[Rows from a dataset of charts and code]
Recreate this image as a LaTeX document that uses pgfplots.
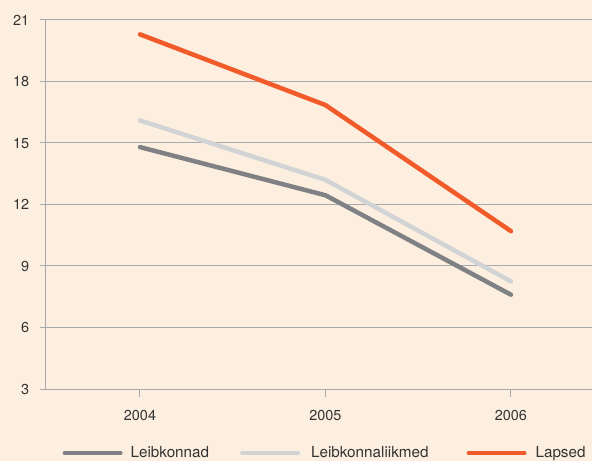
\documentclass[border=0pt]{standalone}
\usepackage{pgfplots}
\pgfplotsset{compat=1.18}
\usepackage{fontspec}
\setmainfont{TeX Gyre Heros}
\definecolor{bgpeach}{HTML}{FDEFE0}
\definecolor{gridgray}{HTML}{A7A9AC}
\definecolor{darkgray}{HTML}{808184}
\definecolor{lightgray}{HTML}{D1D3D4}
\definecolor{orangered}{HTML}{F15A29}
\begin{document}
\begin{tikzpicture}
\fill[bgpeach] (0,0) rectangle (592bp,461bp);
\useasboundingbox (0,0) rectangle (592bp,461bp);
\begin{axis}[
  at={(45bp,72bp)}, anchor=south west,
  scale only axis,
  width=560bp, height=369bp,
  xmin=-0.512, xmax=2.507,
  ymin=3, ymax=21,
  xtick={0,1,2},
  xticklabels={2004,2005,2006},
  ytick={3,6,...,21},
  axis x line*=bottom,
  axis y line*=left,
  axis line style={draw=gridgray, line width=1bp, -},
  ymajorgrids,
  grid style={draw=gridgray, line width=1bp},
  tick align=outside,
  xtick style={draw=gridgray, line width=1bp, /pgfplots/major tick length=8bp},
  ytick style={draw=gridgray, line width=1bp, /pgfplots/major tick length=5bp},
  tick label style={font=\fontsize{14.5}{16}\selectfont, text=black!80},
  x tick label style={yshift=-13bp},
  y tick label style={xshift=-8bp},
  /pgf/number format/assume math mode=true,
  legend columns=-1,
  legend style={at={(axis description cs:0.0311,-0.1734)}, anchor=west,
    draw=none, fill=none, inner sep=0pt,
    nodes={inner sep=0pt},
    font=\fontsize{15.3}{17}\selectfont, text=black!80,
    /tikz/column 1/.style={column sep=8bp},
    /tikz/column 2/.style={column sep=31bp},
    /tikz/column 3/.style={column sep=11bp},
    /tikz/column 4/.style={column sep=38bp},
    /tikz/column 5/.style={column sep=9bp}},
  legend image code/.code={\draw[#1] (2.25bp,0bp) -- (57.75bp,0bp);},
  every axis plot/.append style={line width=4.5bp, line cap=round, line join=round},
]
\draw[gridgray, line width=1bp] (rel axis cs:0,0) -- ++(0,-8bp);
\addplot[darkgray] coordinates {(0,14.8) (1,12.45) (2,7.6)};
\addplot[lightgray] coordinates {(0,16.1) (1,13.2) (2,8.25)};
\addplot[orangered] coordinates {(0,20.3) (1,16.85) (2,10.7)};
\legend{Leibkonnad, Leibkonnaliikmed, Lapsed}
\end{axis}
\end{tikzpicture}
\end{document}
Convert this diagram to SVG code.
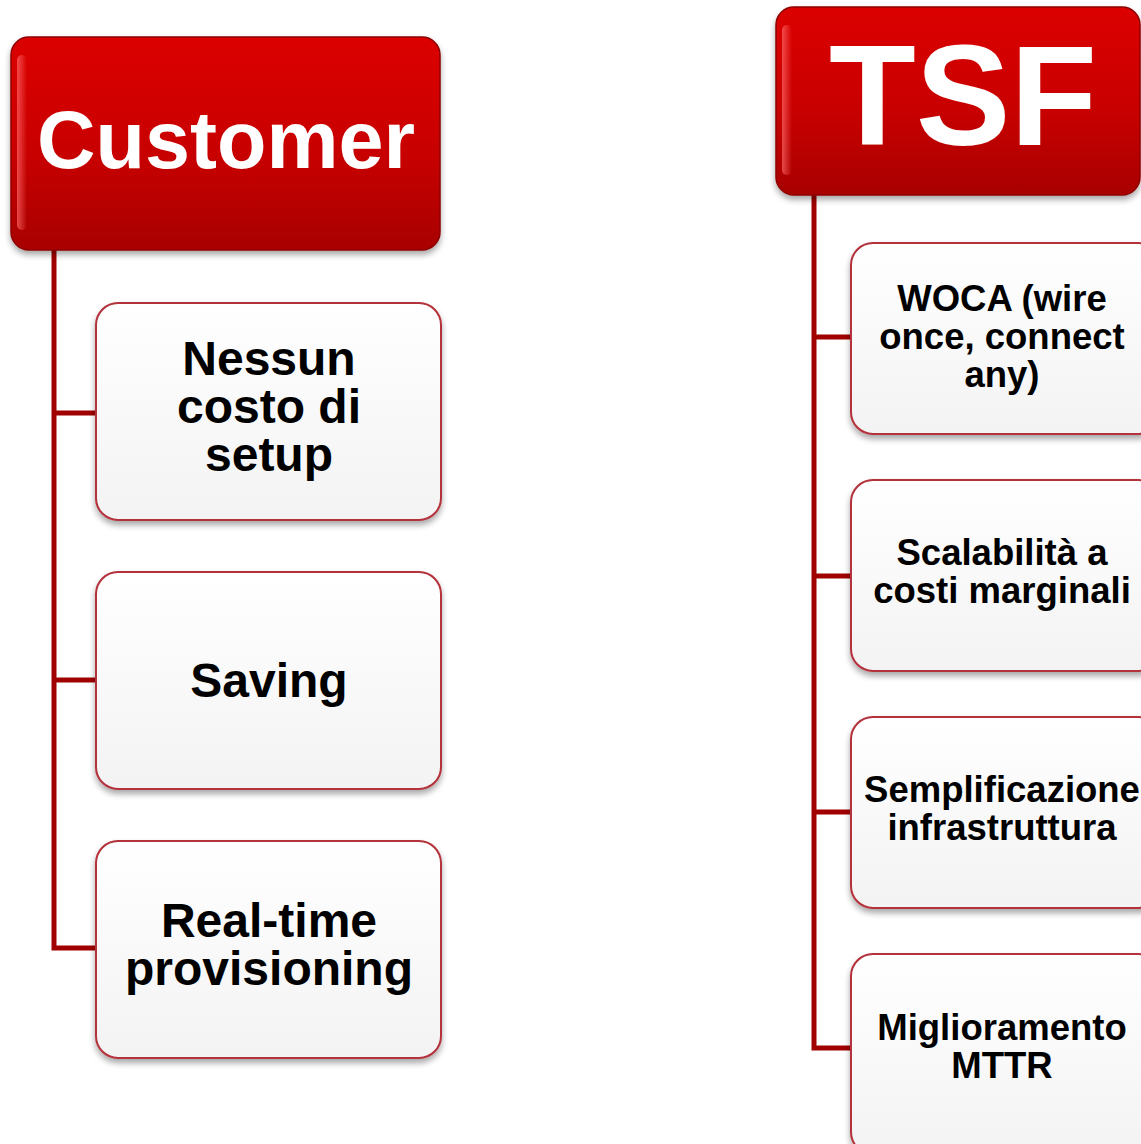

OBJECTIVE —
Without the pictures, write out all of the material exactly.

SOLUTION BELOW —
Recreate this image as a LaTeX document that uses pgfplots.
\documentclass[border=0pt]{standalone}
\usepackage{pgfplots}
\pgfplotsset{compat=1.18}
\usepackage{fontspec}
\setmainfont{TeX Gyre Heros}
\definecolor{bgpeach}{HTML}{FDEFE0}
\definecolor{gridgray}{HTML}{A7A9AC}
\definecolor{darkgray}{HTML}{808184}
\definecolor{lightgray}{HTML}{D1D3D4}
\definecolor{orangered}{HTML}{F15A29}
\begin{document}
\begin{tikzpicture}
\fill[bgpeach] (0,0) rectangle (592bp,461bp);
\useasboundingbox (0,0) rectangle (592bp,461bp);
\begin{axis}[
  at={(45bp,72bp)}, anchor=south west,
  scale only axis,
  width=560bp, height=369bp,
  xmin=-0.512, xmax=2.507,
  ymin=3, ymax=21,
  xtick={0,1,2},
  xticklabels={2004,2005,2006},
  ytick={3,6,...,21},
  axis x line*=bottom,
  axis y line*=left,
  axis line style={draw=gridgray, line width=1bp, -},
  ymajorgrids,
  grid style={draw=gridgray, line width=1bp},
  tick align=outside,
  xtick style={draw=gridgray, line width=1bp, /pgfplots/major tick length=8bp},
  ytick style={draw=gridgray, line width=1bp, /pgfplots/major tick length=5bp},
  tick label style={font=\fontsize{14.5}{16}\selectfont, text=black!80},
  x tick label style={yshift=-13bp},
  y tick label style={xshift=-8bp},
  /pgf/number format/assume math mode=true,
  legend columns=-1,
  legend style={at={(axis description cs:0.0311,-0.1734)}, anchor=west,
    draw=none, fill=none, inner sep=0pt,
    nodes={inner sep=0pt},
    font=\fontsize{15.3}{17}\selectfont, text=black!80,
    /tikz/column 1/.style={column sep=8bp},
    /tikz/column 2/.style={column sep=31bp},
    /tikz/column 3/.style={column sep=11bp},
    /tikz/column 4/.style={column sep=38bp},
    /tikz/column 5/.style={column sep=9bp}},
  legend image code/.code={\draw[#1] (2.25bp,0bp) -- (57.75bp,0bp);},
  every axis plot/.append style={line width=4.5bp, line cap=round, line join=round},
]
\draw[gridgray, line width=1bp] (rel axis cs:0,0) -- ++(0,-8bp);
\addplot[darkgray] coordinates {(0,14.8) (1,12.45) (2,7.6)};
\addplot[lightgray] coordinates {(0,16.1) (1,13.2) (2,8.25)};
\addplot[orangered] coordinates {(0,20.3) (1,16.85) (2,10.7)};
\legend{Leibkonnad, Leibkonnaliikmed, Lapsed}
\end{axis}
\end{tikzpicture}
\end{document}
Convert this diagram to SVG code.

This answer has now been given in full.